Fmi: è di 4.100 miliardi il costo della crisi per la finanza mondiale

nostro inviato a Washington

Il costo globale della crisi, per le banche e le altre istituzioni finanziarie, potrebbe arrivare a oltre 4mila miliardi di dollari. Lo stima il Fondo monetario internazionale nell'ultima edizione del «Global financial stability report» resa nota ieri. Il 61% di questa cifra fa capo alle banche, il resto ad assicurazioni, fondi pensione ed altre istituzioni finanziarie. I 4.100 miliardi di dollari rappresentano una stima, precisa il Fmi, e comprendono sia le svalutazioni effettive - un terzo del totale - che quelle potenziali. È la prima volta che il Fondo effettua una valutazione globale, comprendendo gli asset tossici di origine europea e nipponica. La stima riguardante gli asset tossici originati da banche e istituzioni finanziarie americane, è giunta a 2.700 miliardi, contro i 2.200 del gennaio scorso e i 1.400 miliardi dell'ottobre 2008. La valutazione iniziale, fatta un anno fa, era inferiore ai mille miliardi.
Per le banche europee, prosegue il Rapporto, la svalutazione di titoli e prestiti fra il 2007 e il 2010 potrebbe toccare quota 737 miliardi, contro gli oltre 1.600 miliardi delle banche americane. «Naturalmente se la ripresa economica sarà migliore di quanto previsto attualmente potremmo ridurre le stime», spiega il nuovo direttore del mercato dei capitali del Fmi, Jose Vinals, sottolineando come le banche americane siano «a metà strada nel riconoscere le perdite mentre l'Europa è un po' indietro». Ma è necessario, aggiunge, che l'azione anti-crisi vada avanti con decisione per «rafforzare questi primi segnali di miglioramento».
Il Fondo fa anche un riassunto delle perdite già contabilizzate, e di quelle potenziali, in Usa, Europa e Regno Unito. Le banche americane, prime ad agire, hanno effettuato svalutazioni per 510 miliardi, e ne potrebbero subire per altri 550 miliardi nel 2009-2010. Le europee hanno svalutato per 154 miliardi, e si trovano davanti a altri 750 miliardi potenziali fino al 2010. Le banche inglesi hanno svalutato per 110 miliardi, e potrebbero cancellarne altri 200 entro il 2010. La posizione delle banche europee è fortemente condizionata dalla situazione nei Paesi emergenti dell'Est. Il deterioramento delle condizioni finanziarie nelle sussidiarie est-europee influenza negativamente la posizione e la liquidità delle «case madri», concentrate in Austria, Belgio, Germania, Italia e Svezia. È tuttavia anche vero, osserva Vinals, che negli ultimi tempi anche la situazione nell'Est Europa appare «migliorata».
La crisi finanziaria, sommata a quella economica, produce ovvi effetti negativi sul debito pubblico dei principali Paesi industriali. Secondo i calcoli del Fmi, nel 2010 il debito italiano salirà al 121% del Pil (+15 punti percentuali) con un costo della stabilizzazione finanziaria calcolata in 0,9 punti. I costi della crisi faranno aumentare il debito pubblico di 15 punti in Francia, 19 punti in Germania, di 27 punti negli Usa e di 30 punti in Giappone. Nell'ultimo programma di stabilità italiano approvato dalla Ue, si prevede un rapporto debito-pil del 112% a fine 2010.
Intanto, va avanti il piano anticrisi deciso al vertice londinese del G20. Il presidente Usa Barack Obama ha chiesto al Congresso uno stanziamento da 100 miliardi da destinare al Fmi, affiancandosi così ai 100 miliardi stanziati sia dal Giappone sia dall'Unione europea.

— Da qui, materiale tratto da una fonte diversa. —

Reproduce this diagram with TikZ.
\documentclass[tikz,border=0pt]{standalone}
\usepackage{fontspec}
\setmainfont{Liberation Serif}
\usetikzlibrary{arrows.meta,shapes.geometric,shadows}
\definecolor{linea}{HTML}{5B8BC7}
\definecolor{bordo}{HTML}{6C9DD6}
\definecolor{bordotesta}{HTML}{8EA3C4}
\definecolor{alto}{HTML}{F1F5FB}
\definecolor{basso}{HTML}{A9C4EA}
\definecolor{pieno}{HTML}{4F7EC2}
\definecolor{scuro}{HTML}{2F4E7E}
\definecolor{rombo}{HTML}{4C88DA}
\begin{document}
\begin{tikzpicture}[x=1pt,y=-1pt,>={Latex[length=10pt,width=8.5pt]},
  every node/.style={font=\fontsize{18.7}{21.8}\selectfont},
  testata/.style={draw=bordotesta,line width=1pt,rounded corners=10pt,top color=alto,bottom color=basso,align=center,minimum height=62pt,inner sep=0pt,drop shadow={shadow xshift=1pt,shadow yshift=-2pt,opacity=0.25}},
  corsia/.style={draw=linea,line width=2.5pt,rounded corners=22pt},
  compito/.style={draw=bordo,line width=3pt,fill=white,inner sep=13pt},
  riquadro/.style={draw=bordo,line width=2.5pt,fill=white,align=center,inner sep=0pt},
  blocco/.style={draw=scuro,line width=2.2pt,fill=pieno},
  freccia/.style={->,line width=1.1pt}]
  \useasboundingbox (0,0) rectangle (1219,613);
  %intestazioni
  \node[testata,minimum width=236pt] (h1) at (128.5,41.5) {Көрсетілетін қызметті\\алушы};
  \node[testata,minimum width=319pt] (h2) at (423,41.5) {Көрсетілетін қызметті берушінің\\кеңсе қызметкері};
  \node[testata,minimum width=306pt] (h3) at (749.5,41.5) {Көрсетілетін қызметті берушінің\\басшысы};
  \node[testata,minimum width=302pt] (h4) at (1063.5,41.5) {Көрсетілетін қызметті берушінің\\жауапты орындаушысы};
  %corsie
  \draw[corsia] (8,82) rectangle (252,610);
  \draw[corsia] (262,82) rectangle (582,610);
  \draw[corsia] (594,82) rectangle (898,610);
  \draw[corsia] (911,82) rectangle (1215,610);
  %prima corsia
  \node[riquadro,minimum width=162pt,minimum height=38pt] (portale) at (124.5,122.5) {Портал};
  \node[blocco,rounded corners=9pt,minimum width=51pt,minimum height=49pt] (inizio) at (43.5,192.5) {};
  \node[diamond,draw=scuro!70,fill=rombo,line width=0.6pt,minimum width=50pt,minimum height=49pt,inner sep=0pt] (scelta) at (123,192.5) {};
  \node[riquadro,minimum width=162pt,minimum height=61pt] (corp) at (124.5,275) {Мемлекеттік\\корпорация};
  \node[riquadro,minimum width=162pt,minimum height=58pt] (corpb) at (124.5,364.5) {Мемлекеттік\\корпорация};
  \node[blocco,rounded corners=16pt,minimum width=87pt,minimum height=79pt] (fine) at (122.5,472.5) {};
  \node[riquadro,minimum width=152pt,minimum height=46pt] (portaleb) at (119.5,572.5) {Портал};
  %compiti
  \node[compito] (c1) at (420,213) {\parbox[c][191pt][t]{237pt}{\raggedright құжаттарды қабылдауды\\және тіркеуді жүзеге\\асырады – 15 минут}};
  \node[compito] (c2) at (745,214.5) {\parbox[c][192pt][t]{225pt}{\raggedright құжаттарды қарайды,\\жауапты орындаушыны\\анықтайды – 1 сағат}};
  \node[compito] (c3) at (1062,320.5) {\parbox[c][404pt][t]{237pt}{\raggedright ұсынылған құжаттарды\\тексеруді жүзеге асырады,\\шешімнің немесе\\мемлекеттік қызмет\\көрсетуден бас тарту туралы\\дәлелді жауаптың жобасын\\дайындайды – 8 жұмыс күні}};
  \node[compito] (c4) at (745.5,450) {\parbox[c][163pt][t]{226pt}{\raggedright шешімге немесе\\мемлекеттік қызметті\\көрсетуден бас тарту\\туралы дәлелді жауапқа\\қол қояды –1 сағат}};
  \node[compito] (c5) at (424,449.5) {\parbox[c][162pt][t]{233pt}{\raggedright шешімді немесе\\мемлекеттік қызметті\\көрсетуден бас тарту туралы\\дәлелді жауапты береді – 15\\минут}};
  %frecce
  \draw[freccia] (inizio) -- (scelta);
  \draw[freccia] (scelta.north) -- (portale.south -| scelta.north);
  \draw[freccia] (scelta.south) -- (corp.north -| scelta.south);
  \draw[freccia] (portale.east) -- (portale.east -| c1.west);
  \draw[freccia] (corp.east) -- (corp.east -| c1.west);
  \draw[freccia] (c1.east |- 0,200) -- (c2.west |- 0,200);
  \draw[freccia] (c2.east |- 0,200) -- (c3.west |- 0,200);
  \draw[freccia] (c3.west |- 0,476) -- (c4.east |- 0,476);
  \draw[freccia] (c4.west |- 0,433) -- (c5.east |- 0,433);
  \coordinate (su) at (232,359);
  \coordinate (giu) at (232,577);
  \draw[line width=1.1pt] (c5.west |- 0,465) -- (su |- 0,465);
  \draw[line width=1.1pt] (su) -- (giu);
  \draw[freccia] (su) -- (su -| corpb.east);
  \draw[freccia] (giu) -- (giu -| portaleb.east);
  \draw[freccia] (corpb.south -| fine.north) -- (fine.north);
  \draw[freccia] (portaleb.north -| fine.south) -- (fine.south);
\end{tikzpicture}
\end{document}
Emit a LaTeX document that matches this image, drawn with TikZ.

Sempre davanti al Congresso, il segretario al Tesoro Tim Geithner ha detto che sono ancora disponibili 134,6 miliardi degli oltre 700 stanziati per il salvataggio delle banche, aggiungendo che «la grande maggioranza delle banche ha più capitale del necessario». Anche secondo Geithner, stanno emergendo «segnali di miglioramento nei mercati e indicazioni di ritorno alla fiducia».